--- Given records ---

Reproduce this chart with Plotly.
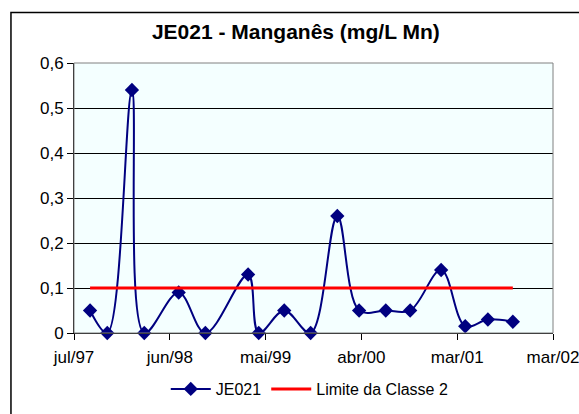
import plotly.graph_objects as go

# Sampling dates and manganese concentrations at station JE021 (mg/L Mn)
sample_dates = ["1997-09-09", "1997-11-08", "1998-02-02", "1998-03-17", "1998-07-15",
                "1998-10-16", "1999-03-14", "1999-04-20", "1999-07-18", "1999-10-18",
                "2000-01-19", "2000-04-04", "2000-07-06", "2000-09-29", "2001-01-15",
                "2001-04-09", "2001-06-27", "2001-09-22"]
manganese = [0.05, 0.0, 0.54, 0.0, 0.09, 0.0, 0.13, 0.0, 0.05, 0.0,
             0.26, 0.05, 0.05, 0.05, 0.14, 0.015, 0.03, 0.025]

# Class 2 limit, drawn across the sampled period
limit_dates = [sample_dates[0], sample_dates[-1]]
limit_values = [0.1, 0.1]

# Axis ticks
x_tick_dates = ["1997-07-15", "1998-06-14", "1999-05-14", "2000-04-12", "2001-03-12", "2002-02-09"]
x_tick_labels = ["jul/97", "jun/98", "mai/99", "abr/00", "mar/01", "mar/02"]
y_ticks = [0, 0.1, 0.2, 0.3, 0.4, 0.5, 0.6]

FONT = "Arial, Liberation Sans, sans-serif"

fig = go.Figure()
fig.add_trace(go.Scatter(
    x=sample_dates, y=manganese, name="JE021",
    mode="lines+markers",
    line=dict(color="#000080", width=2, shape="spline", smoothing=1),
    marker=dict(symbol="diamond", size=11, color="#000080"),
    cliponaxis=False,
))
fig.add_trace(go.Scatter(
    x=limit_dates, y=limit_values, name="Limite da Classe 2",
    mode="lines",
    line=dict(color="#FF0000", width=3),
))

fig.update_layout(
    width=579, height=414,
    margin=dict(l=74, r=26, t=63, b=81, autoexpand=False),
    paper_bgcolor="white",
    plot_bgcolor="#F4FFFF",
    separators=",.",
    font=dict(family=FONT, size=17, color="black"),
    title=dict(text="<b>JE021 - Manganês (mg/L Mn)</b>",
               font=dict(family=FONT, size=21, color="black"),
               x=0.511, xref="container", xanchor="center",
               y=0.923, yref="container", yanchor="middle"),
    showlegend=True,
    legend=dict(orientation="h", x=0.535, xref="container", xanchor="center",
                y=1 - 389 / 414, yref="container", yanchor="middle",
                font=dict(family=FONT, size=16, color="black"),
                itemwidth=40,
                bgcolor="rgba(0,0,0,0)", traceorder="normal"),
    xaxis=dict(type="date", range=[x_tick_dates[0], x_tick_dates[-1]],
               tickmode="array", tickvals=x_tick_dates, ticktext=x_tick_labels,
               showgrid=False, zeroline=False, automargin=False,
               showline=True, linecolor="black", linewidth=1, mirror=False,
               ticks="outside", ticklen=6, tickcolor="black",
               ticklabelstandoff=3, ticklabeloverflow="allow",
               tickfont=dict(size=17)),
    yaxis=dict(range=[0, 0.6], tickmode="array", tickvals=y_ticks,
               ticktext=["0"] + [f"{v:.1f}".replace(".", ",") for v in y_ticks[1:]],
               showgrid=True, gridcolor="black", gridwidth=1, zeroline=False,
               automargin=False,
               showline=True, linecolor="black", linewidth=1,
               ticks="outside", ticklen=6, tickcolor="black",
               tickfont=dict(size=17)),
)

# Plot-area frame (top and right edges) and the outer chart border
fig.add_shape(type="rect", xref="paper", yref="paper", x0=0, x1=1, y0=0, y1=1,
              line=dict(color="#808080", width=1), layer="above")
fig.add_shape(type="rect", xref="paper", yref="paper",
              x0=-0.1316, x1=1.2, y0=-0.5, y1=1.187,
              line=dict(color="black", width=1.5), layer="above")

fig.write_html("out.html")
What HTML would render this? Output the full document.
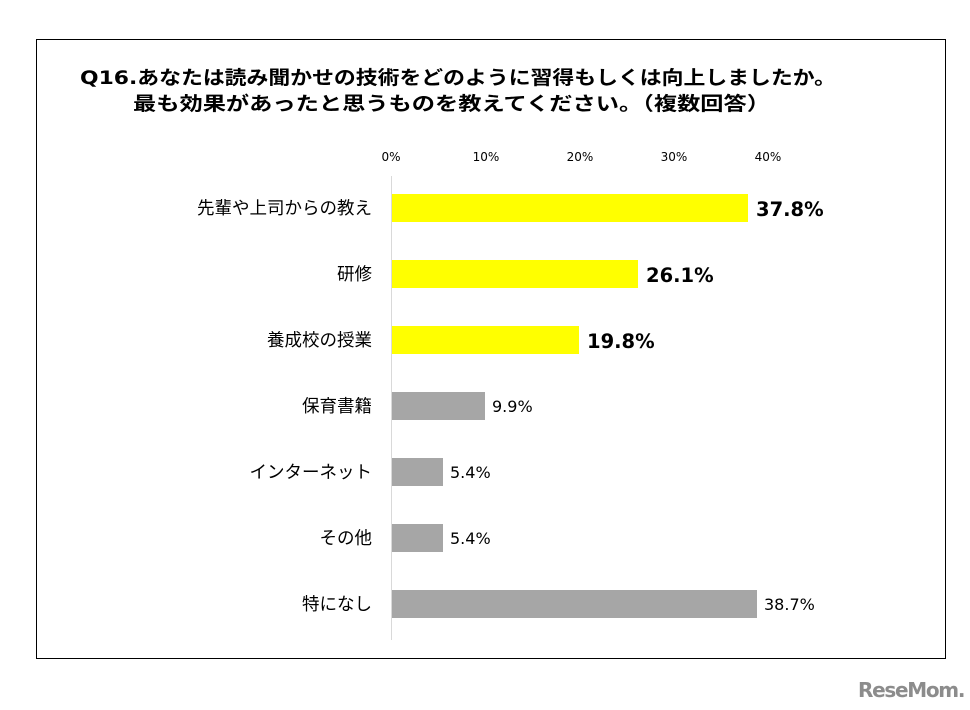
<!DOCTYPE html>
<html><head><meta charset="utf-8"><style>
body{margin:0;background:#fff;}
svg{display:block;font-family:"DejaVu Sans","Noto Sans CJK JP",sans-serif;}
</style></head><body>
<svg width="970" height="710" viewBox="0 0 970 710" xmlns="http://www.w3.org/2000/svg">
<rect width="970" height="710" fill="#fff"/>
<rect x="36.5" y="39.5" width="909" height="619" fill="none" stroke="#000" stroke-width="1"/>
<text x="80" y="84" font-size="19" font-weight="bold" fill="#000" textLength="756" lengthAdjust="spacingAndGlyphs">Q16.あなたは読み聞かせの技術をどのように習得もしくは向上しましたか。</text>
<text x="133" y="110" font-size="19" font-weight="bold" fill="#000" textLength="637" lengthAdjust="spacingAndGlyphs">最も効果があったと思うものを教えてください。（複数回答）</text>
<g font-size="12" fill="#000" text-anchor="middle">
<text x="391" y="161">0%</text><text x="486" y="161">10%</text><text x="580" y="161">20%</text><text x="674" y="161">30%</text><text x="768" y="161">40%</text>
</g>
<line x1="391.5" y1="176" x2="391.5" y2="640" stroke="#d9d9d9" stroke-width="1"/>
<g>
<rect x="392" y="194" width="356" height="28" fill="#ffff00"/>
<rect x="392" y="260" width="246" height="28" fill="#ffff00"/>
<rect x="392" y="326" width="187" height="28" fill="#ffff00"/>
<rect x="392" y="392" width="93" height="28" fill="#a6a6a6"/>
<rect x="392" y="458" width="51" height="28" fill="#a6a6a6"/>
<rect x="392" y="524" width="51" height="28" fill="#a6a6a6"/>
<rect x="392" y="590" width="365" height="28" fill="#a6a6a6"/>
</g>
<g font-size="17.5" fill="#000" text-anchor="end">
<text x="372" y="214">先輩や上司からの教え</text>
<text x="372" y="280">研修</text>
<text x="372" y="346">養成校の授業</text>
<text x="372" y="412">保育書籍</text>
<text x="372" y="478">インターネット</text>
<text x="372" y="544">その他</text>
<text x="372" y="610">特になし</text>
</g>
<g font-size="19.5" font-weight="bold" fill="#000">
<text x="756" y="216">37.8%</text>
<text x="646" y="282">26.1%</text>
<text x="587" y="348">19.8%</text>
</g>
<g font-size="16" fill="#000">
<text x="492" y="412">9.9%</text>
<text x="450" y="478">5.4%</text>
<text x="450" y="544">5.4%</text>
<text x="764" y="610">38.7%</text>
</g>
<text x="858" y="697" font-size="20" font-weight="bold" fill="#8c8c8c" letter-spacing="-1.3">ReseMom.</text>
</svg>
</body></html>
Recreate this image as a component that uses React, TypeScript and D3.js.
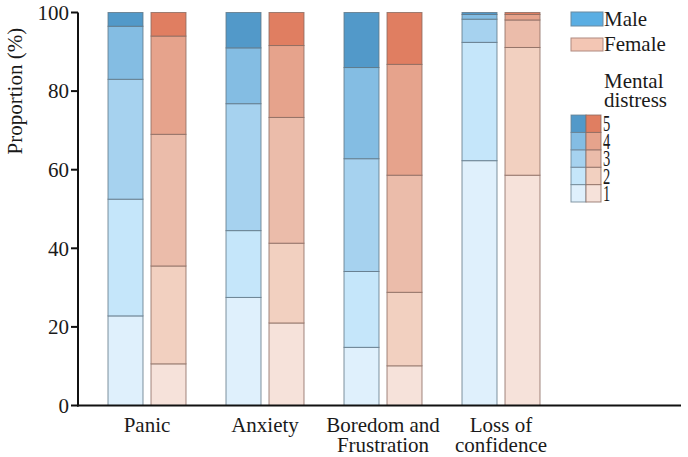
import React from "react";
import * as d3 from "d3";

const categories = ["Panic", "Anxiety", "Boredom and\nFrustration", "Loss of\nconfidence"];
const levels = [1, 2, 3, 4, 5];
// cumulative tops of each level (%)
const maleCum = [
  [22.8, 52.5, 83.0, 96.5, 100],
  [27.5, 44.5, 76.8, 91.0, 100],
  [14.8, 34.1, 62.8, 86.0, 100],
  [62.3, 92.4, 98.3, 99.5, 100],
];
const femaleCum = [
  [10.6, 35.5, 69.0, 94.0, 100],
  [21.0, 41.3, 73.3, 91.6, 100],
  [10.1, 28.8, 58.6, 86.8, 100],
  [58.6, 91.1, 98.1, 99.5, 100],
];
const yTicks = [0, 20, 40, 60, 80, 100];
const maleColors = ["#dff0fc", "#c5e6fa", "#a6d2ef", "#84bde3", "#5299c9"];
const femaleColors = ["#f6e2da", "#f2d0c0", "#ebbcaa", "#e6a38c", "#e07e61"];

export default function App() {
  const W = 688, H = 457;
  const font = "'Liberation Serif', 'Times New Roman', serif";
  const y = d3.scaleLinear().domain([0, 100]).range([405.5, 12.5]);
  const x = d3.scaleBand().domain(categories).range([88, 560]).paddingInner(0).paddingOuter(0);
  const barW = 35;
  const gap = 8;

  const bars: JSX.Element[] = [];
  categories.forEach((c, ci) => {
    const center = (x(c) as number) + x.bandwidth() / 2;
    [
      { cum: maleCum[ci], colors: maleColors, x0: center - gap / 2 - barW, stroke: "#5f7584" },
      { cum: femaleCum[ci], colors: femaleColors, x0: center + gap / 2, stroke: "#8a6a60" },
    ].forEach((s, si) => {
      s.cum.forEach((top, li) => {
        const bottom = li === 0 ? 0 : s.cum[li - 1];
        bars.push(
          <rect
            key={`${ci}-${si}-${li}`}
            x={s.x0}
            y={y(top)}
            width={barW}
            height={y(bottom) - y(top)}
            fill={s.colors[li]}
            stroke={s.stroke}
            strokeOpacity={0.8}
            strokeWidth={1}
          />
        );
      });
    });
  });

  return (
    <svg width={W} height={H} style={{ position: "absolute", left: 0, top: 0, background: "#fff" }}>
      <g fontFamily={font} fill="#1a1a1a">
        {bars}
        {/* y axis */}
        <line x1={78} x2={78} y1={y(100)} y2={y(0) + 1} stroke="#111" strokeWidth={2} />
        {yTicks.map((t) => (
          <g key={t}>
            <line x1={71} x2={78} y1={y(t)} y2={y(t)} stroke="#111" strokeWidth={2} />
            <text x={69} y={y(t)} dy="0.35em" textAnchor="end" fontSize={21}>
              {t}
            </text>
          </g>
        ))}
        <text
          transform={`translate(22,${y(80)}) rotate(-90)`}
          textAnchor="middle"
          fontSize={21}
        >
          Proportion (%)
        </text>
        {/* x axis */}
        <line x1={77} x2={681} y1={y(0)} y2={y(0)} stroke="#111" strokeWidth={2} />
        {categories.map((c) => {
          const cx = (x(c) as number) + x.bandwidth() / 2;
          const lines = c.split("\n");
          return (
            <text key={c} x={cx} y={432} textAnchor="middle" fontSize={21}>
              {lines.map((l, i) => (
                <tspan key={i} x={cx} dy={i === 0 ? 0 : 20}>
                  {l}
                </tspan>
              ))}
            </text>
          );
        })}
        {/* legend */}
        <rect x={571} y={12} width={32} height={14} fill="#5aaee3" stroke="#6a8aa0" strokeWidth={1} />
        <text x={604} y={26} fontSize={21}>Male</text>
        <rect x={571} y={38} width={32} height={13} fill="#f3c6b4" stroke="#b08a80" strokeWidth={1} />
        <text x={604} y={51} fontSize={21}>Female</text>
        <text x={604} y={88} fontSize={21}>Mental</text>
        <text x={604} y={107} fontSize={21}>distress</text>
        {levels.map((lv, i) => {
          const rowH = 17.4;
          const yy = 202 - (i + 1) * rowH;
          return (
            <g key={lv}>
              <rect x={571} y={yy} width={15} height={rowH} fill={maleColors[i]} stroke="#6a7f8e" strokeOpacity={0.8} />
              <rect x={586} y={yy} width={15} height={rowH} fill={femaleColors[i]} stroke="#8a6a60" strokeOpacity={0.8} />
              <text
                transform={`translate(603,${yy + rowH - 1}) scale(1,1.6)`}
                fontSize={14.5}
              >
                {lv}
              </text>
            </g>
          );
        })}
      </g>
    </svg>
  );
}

---

◆ Task instructions ◆
Give back exactly the lines from the top of the records to the line containing "limit_values = [0.1, 0.1]", both included, and no pictures.

◆ Answer to the exercise ◆
Reproduce this chart with Plotly.
import plotly.graph_objects as go

# Sampling dates and manganese concentrations at station JE021 (mg/L Mn)
sample_dates = ["1997-09-09", "1997-11-08", "1998-02-02", "1998-03-17", "1998-07-15",
                "1998-10-16", "1999-03-14", "1999-04-20", "1999-07-18", "1999-10-18",
                "2000-01-19", "2000-04-04", "2000-07-06", "2000-09-29", "2001-01-15",
                "2001-04-09", "2001-06-27", "2001-09-22"]
manganese = [0.05, 0.0, 0.54, 0.0, 0.09, 0.0, 0.13, 0.0, 0.05, 0.0,
             0.26, 0.05, 0.05, 0.05, 0.14, 0.015, 0.03, 0.025]

# Class 2 limit, drawn across the sampled period
limit_dates = [sample_dates[0], sample_dates[-1]]
limit_values = [0.1, 0.1]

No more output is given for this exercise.